◆ Goal: Print exactly the lines from the first one down to the line that contains "A_SIG = [[0, 1, 2]] * 8", both included, and skip the pictures.

◆ Material:
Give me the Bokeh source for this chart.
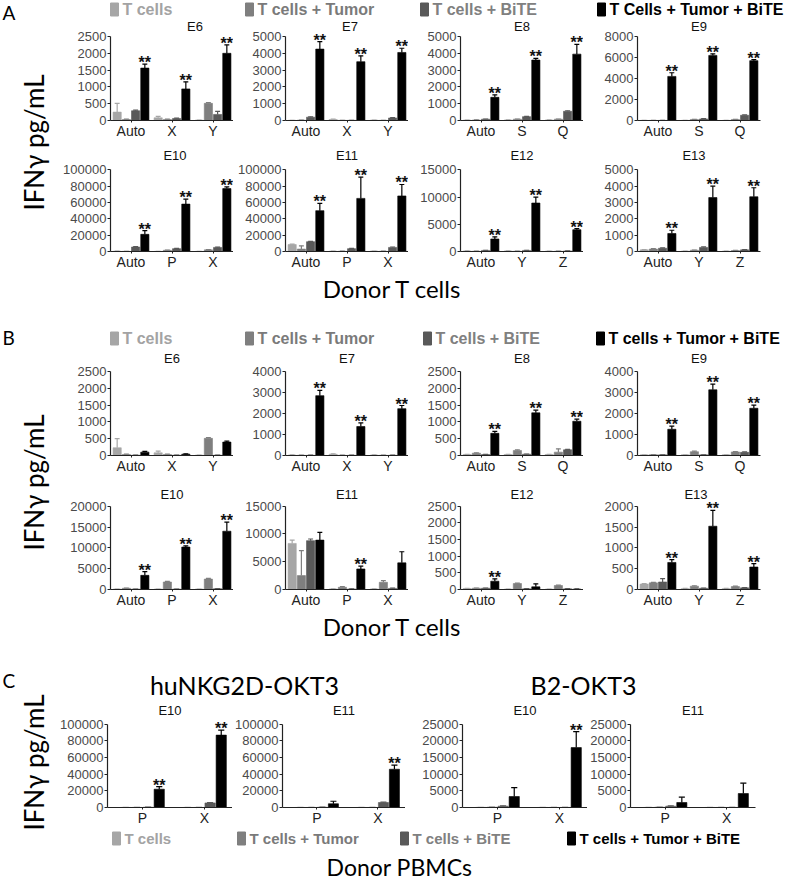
from bokeh.plotting import figure
from bokeh.models import Range1d, FixedTicker, LabelSet, ColumnDataSource
from bokeh.layouts import row, column
from bokeh.embed import file_html
from bokeh.resources import INLINE
from bokeh.core.properties import value
import math

SANS = "Liberation Sans"
BIG = "Lato"

SERIES_A = ["T cells", "T cells + Tumor", "T cells + BiTE", "T Cells + Tumor + BiTE"]
SERIES = ["T cells", "T cells + Tumor", "T cells + BiTE", "T cells + Tumor + BiTE"]
BAR_COLORS = ["#a6a6a6", "#7f7f7f", "#595959", "#000000"]
LEGEND_COLORS = ["#a3a3a3", "#7a7a7a", "#808080", "#000000"]

# ---------------- Panel A ----------------
A_TITLES = ["E6", "E7", "E8", "E9", "E10", "E11", "E12", "E13"]
A_GROUPS = [["Auto", "X", "Y"], ["Auto", "X", "Y"], ["Auto", "S", "Q"], ["Auto", "S", "Q"],
            ["Auto", "P", "X"], ["Auto", "P", "X"], ["Auto", "Y", "Z"], ["Auto", "Y", "Z"]]
A_YMAX = [2500, 5000, 5000, 8000, 100000, 100000, 15000, 5000]
A_YSTEP = [500, 1000, 1000, 2000, 20000, 20000, 5000, 1000]
A_SIG = [[0, 1, 2]] * 8

A_E6 = [[250, 30, 290, 1560], [80, 30, 60, 940], [10, 510, 180, 2000]]
A_E6_ERR = [[260, 10, 20, 120], [40, 10, 10, 210], [5, 20, 90, 250]]
A_E7 = [[10, 20, 200, 4250], [60, 10, 10, 3500], [20, 10, 150, 4050]]
A_E7_ERR = [[5, 5, 20, 450], [20, 5, 5, 350], [5, 5, 20, 250]]
A_E8 = [[20, 30, 80, 1380], [30, 80, 230, 3600], [30, 80, 550, 3950]]
A_E8_ERR = [[5, 10, 10, 150], [5, 10, 20, 100], [5, 10, 30, 580]]
A_E9 = [[10, 10, 10, 4200], [10, 100, 150, 6200], [10, 100, 500, 5700]]
A_E9_ERR = [[5, 5, 5, 350], [5, 10, 20, 150], [5, 10, 30, 100]]
A_E10 = [[300, 200, 5500, 21000], [100, 1500, 3500, 58000], [100, 2000, 5000, 77000]]
A_E10_ERR = [[50, 50, 500, 4500], [20, 200, 300, 6000], [20, 300, 400, 2000]]
A_E11 = [[8500, 3000, 12000, 50000], [300, 300, 3500, 65000], [500, 300, 5000, 68000]]
A_E11_ERR = [[500, 4000, 500, 9000], [50, 50, 300, 26000], [100, 100, 500, 14000]]
A_E12 = [[100, 50, 200, 2300], [100, 50, 200, 8900], [50, 50, 100, 4000]]
A_E12_ERR = [[20, 10, 20, 400], [20, 10, 20, 1100], [10, 10, 10, 200]]
A_E13 = [[100, 150, 200, 1100], [20, 80, 250, 3300], [20, 60, 100, 3350]]
A_E13_ERR = [[20, 20, 20, 200], [5, 10, 30, 700], [5, 10, 10, 550]]
A_VALS = [A_E6, A_E7, A_E8, A_E9, A_E10, A_E11, A_E12, A_E13]
A_ERRS = [A_E6_ERR, A_E7_ERR, A_E8_ERR, A_E9_ERR, A_E10_ERR, A_E11_ERR, A_E12_ERR, A_E13_ERR]

# ---------------- Panel B ----------------
B_TITLES = ["E6", "E7", "E8", "E9", "E10", "E11", "E12", "E13"]
B_GROUPS = A_GROUPS
B_YMAX = [2500, 4000, 2500, 4000, 20000, 15000, 2500, 2000]
B_YSTEP = [500, 1000, 500, 1000, 5000, 5000, 500, 500]
B_SIG = [[], [0, 1, 2], [0, 1, 2], [0, 1, 2], [0, 1, 2], [1], [0], [0, 1, 2]]

B_E6 = [[230, 30, 10, 100], [80, 30, 10, 40], [10, 510, 10, 400]]
B_E6_ERR = [[270, 10, 5, 20], [50, 10, 5, 10], [5, 20, 5, 30]]
B_E7 = [[20, 10, 10, 2850], [60, 10, 10, 1380], [20, 10, 10, 2230]]
B_E7_ERR = [[10, 5, 5, 250], [20, 5, 5, 170], [10, 5, 5, 150]]
B_E8 = [[30, 70, 30, 660], [30, 150, 40, 1270], [30, 100, 170, 1020]]
B_E8_ERR = [[5, 10, 5, 60], [5, 20, 5, 80], [5, 100, 10, 60]]
B_E9 = [[30, 40, 30, 1250], [30, 180, 30, 3130], [30, 170, 150, 2250]]
B_E9_ERR = [[5, 5, 5, 150], [5, 30, 5, 270], [5, 20, 20, 150]]
B_E10 = [[100, 300, 100, 3400], [100, 1800, 100, 10200], [100, 2500, 200, 14000]]
B_E10_ERR = [[20, 50, 20, 900], [20, 150, 20, 300], [20, 150, 30, 2200]]
B_E11 = [[8300, 2500, 8800, 8900], [100, 400, 100, 3700], [100, 1300, 200, 4800]]
B_E11_ERR = [[600, 4500, 300, 1400], [20, 100, 20, 500], [20, 300, 50, 2000]]
B_E12 = [[30, 40, 40, 250], [10, 180, 20, 80], [10, 120, 20, 10]]
B_E12_ERR = [[5, 5, 5, 70], [5, 10, 5, 90], [5, 10, 5, 5]]
B_E13 = [[130, 160, 180, 650], [20, 80, 30, 1520], [20, 70, 40, 540]]
B_E13_ERR = [[10, 10, 80, 70], [5, 10, 5, 380], [5, 10, 5, 80]]
B_VALS = [B_E6, B_E7, B_E8, B_E9, B_E10, B_E11, B_E12, B_E13]
B_ERRS = [B_E6_ERR, B_E7_ERR, B_E8_ERR, B_E9_ERR, B_E10_ERR, B_E11_ERR, B_E12_ERR, B_E13_ERR]

# ---------------- Panel C ----------------
C_TITLES = ["E10", "E11", "E10", "E11"]
C_GROUPS = [["P", "X"]] * 4
C_YMAX = [100000, 100000, 25000, 25000]
C_YSTEP = [20000, 20000, 5000, 5000]
C_SIG = [[0, 1], [1], [1], []]
C_NK_E10 = [[100, 100, 300, 22000], [50, 50, 5500, 87000]]
C_NK_E10_ERR = [[20, 20, 50, 3000], [10, 10, 500, 6000]]
C_NK_E11 = [[50, 50, 300, 4500], [50, 50, 6000, 46000]]
C_NK_E11_ERR = [[10, 10, 50, 3000], [10, 10, 500, 5000]]
C_B2_E10 = [[50, 100, 400, 3300], [20, 20, 20, 18000]]
C_B2_E10_ERR = [[10, 20, 100, 2700], [5, 5, 5, 4800]]
C_B2_E11 = [[20, 100, 400, 1500], [20, 20, 20, 4200]]
C_B2_E11_ERR = [[5, 20, 100, 1600], [5, 5, 5, 3100]]
C_VALS = [C_NK_E10, C_NK_E11, C_B2_E10, C_B2_E11]
C_ERRS = [C_NK_E10_ERR, C_NK_E11_ERR, C_B2_E10_ERR, C_B2_E11_ERR]
C_HEADS = ["huNKG2D-OKT3", "B2-OKT3"]

Y_LABEL = "IFNγ pg/mL"
X_LABEL_T = "Donor T cells"
X_LABEL_PBMC = "Donor PBMCs"

FH = 84  # pixel height between the 0 tick and the top tick


def make_sub(title, groups, vals, errs, sig, ymax, ystep, bl, fw, br, extra, tgap, bb,
             ppu, first_off, bw, step, tdx=0):
    # extra: pixels of frame above the top tick (room for title and stars)
    xr0 = -first_off / ppu
    xr1 = xr0 + fw / ppu
    yend = ymax * (FH + extra) / FH
    p = figure(width=bl + fw + br, height=extra + FH + bb,
               x_range=Range1d(xr0, xr1), y_range=Range1d(0, yend),
               output_backend="svg", toolbar_location=None,
               min_border_left=bl, min_border_right=br,
               min_border_top=0, min_border_bottom=bb)
    p.title.visible = False
    p.outline_line_color = None
    p.grid.visible = False
    xs, tops, cols = [], [], []
    ex, ey0, ey1, ec, cx0, cx1 = [], [], [], [], [], []
    sx, sy = [], []
    for gi, g in enumerate(groups):
        for si in range(4):
            x = gi + (si - 1.5) * step
            v = vals[gi][si]
            e = errs[gi][si]
            xs.append(x); tops.append(v); cols.append(BAR_COLORS[si])
            if e > 0:
                ex.append(x); ey0.append(v); ey1.append(v + e); ec.append(BAR_COLORS[si])
                cx0.append(x - bw * 0.3); cx1.append(x + bw * 0.3)
            if si == 3 and gi in sig:
                sx.append(x); sy.append(v + e)
    src = ColumnDataSource(dict(x=xs, top=tops, color=cols))
    p.vbar(x="x", top="top", bottom=0, width=bw, fill_color="color", line_color="color",
           line_width=0.6, source=src)
    esrc = ColumnDataSource(dict(x=ex, y0=ey0, y1=ey1, c=ec, cx0=cx0, cx1=cx1))
    p.segment(x0="x", y0="y0", x1="x", y1="y1", line_color="c", line_width=1.2, source=esrc)
    p.segment(x0="cx0", y0="y1", x1="cx1", y1="y1", line_color="c", line_width=1.2, source=esrc)
    ssrc = ColumnDataSource(dict(x=sx, y=sy, t=["**"] * len(sx)))
    p.add_layout(LabelSet(x="x", y="y", text="t", source=ssrc, text_align="center",
                          text_baseline="alphabetic", y_offset=-4,
                          text_font=value(SANS), text_font_size=value("16px"),
                          text_font_style="bold", text_color="#111111"))
    # subplot title, placed tgap pixels above the top tick
    p.text(x=[(xr0 + xr1) / 2 + tdx / ppu], y=[ymax + tgap * ymax / FH], text=[title],
           text_font=value(SANS), text_font_size=value("13px"), text_color="#111111",
           text_align="center", text_baseline="middle")
    ticks = list(range(0, ymax + 1, ystep))
    p.yaxis.ticker = FixedTicker(ticks=ticks)
    p.yaxis.major_label_overrides = {t: str(t) for t in ticks}
    p.yaxis.bounds = (0, ymax)
    p.yaxis.minor_tick_line_color = None
    p.yaxis.major_tick_out = 3
    p.yaxis.major_tick_in = 0
    p.yaxis.major_label_standoff = 1
    p.xaxis.ticker = FixedTicker(ticks=list(range(len(groups))))
    p.xaxis.major_label_overrides = {i: g for i, g in enumerate(groups)}
    p.xaxis.major_tick_out = 2
    p.xaxis.major_tick_in = 0
    p.xaxis.minor_tick_line_color = None
    p.xaxis.major_label_standoff = 0
    for ax in (p.xaxis, p.yaxis):
        ax.axis_line_color = "#222222"
        ax.major_tick_line_color = "#222222"
        ax.axis_line_width = 1.2
        ax.major_label_text_font = SANS
    p.yaxis.major_label_text_font_size = "13px"
    p.yaxis.major_label_text_color = "#4a4a4a"
    p.xaxis.major_label_text_font_size = "14px"
    p.xaxis.major_label_text_color = "#222222"
    return p


def blank(w, h):
    p = figure(width=w, height=h, x_range=Range1d(0, w), y_range=Range1d(0, h),
               x_axis_type=None, y_axis_type=None, output_backend="svg",
               toolbar_location=None, min_border=0)
    p.grid.visible = False
    p.outline_line_color = None
    return p


def put(p, x, ytop, txt, size, font=BIG, color="#000000", style="normal", align="left", angle=0.0):
    p.text(x=[x], y=[p.height - ytop], text=[txt], text_font=value(font),
           text_font_size=value(f"{size}px"), text_color=color, text_font_style=style,
           text_align=align, text_baseline="middle", angle=angle)


def legend(p, xs, ytop, labels, size=16):
    for i, lab in enumerate(labels):
        p.rect(x=[xs[i] + 4], y=[p.height - ytop], width=8, height=13,
               fill_color=BAR_COLORS[i], line_color=BAR_COLORS[i])
        put(p, xs[i] + 12, ytop, lab, size, font=SANS, color=LEGEND_COLORS[i], style="bold")


AB_COLS = [(60, 123, 0), (52, 123, 0), (52, 123, 0), (54, 123, 24)]
C_COLS = [(57, 125, 0), (48, 125, 0), (57, 125, 0), (42, 126, 29)]


def ab_row(titles, groups, vals, errs, sig, ymax, ystep, idx, extra, tgap, bb, tdx):
    figs = []
    for k, i in enumerate(idx):
        bl, fw, br = AB_COLS[k]
        figs.append(make_sub(titles[i], groups[i], vals[i], errs[i], sig[i], ymax[i], ystep[i],
                             bl, fw, br, extra, tgap, bb, 41.0, 20.5, 0.2, 0.225, tdx[k]))
    return row(*figs)


# Panel A  (content heights sum to 880; page y = content y + 8)
ylabA = blank(50, 272)                       # page 8 -> 280
put(ylabA, 2, 12, "A", 19)
put(ylabA, 33, 142, Y_LABEL, 26, align="center", angle=math.pi / 2)
hdrA = blank(734, 18)                        # page 8 -> 26, x from page 58
legend(hdrA, [60, 195, 370, 547], 9, SERIES_A)
rowA1 = ab_row(A_TITLES, A_GROUPS, A_VALS, A_ERRS, A_SIG, A_YMAX, A_YSTEP, [0, 1, 2, 3], 18, 10, 24, [23, 3, 0, 0])
rowA2 = ab_row(A_TITLES, A_GROUPS, A_VALS, A_ERRS, A_SIG, A_YMAX, A_YSTEP, [4, 5, 6, 7], 26, 15, 18, [3, 0, 0, -5])
midAB = blank(784, 78)                       # page 280 -> 358
put(midAB, 392, 16, X_LABEL_T, 24, align="center")
put(midAB, 2, 65, "B", 19)
legend(midAB, [110, 245, 423, 596], 66, SERIES)

# Panel B
ylabB = blank(50, 260)                       # page 358 -> 618
put(ylabB, 33, 132, Y_LABEL, 26, align="center", angle=math.pi / 2)
rowB1 = ab_row(B_TITLES, B_GROUPS, B_VALS, B_ERRS, B_SIG, B_YMAX, B_YSTEP, [0, 1, 2, 3], 21, 13, 21, [0, 0, 0, 0])
rowB2 = ab_row(B_TITLES, B_GROUPS, B_VALS, B_ERRS, B_SIG, B_YMAX, B_YSTEP, [4, 5, 6, 7], 30, 12, 20, [0, 0, 0, -3])
midBC = blank(784, 32)                       # page 618 -> 650
put(midBC, 392, 16, X_LABEL_T, 24, align="center")

# Panel C
ylabC = blank(50, 206)                       # page 650 -> 856
put(ylabC, 2, 38, "C", 19)
put(ylabC, 33, 120, Y_LABEL, 26, align="center", angle=math.pi / 2)
headC = blank(734, 60)                       # page 650 -> 710
put(headC, 194, 42, C_HEADS[0], 25, align="center")
put(headC, 533, 42, C_HEADS[1], 25, align="center")
figsC = []
for k in range(4):
    bl, fw, br = C_COLS[k]
    figsC.append(make_sub(C_TITLES[k], C_GROUPS[k], C_VALS[k], C_ERRS[k], C_SIG[k], C_YMAX[k],
                          C_YSTEP[k], bl, fw, br, 22, 14, 20, 62.0, 35.0, 0.165, 0.18))
rowC = row(*figsC)                           # page 710 -> 836
legC = blank(734, 20)                        # page 836 -> 856
legend(legC, [62, 187, 350, 517], 10, SERIES, size=15)
ftrC = blank(784, 32)                        # page 856 -> 888
put(ftrC, 399, 18, X_LABEL_PBMC, 23, align="center")

layout = column(
    row(ylabA, column(hdrA, rowA1, rowA2)),
    midAB,
    row(ylabB, column(rowB1, rowB2)),
    midBC,
    row(ylabC, column(headC, rowC, legC)),
    ftrC,
)

open("out.html", "w").write(file_html(layout, INLINE))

◆ Solution below:
Give me the Bokeh source for this chart.
from bokeh.plotting import figure
from bokeh.models import Range1d, FixedTicker, LabelSet, ColumnDataSource
from bokeh.layouts import row, column
from bokeh.embed import file_html
from bokeh.resources import INLINE
from bokeh.core.properties import value
import math

SANS = "Liberation Sans"
BIG = "Lato"

SERIES_A = ["T cells", "T cells + Tumor", "T cells + BiTE", "T Cells + Tumor + BiTE"]
SERIES = ["T cells", "T cells + Tumor", "T cells + BiTE", "T cells + Tumor + BiTE"]
BAR_COLORS = ["#a6a6a6", "#7f7f7f", "#595959", "#000000"]
LEGEND_COLORS = ["#a3a3a3", "#7a7a7a", "#808080", "#000000"]

# ---------------- Panel A ----------------
A_TITLES = ["E6", "E7", "E8", "E9", "E10", "E11", "E12", "E13"]
A_GROUPS = [["Auto", "X", "Y"], ["Auto", "X", "Y"], ["Auto", "S", "Q"], ["Auto", "S", "Q"],
            ["Auto", "P", "X"], ["Auto", "P", "X"], ["Auto", "Y", "Z"], ["Auto", "Y", "Z"]]
A_YMAX = [2500, 5000, 5000, 8000, 100000, 100000, 15000, 5000]
A_YSTEP = [500, 1000, 1000, 2000, 20000, 20000, 5000, 1000]
A_SIG = [[0, 1, 2]] * 8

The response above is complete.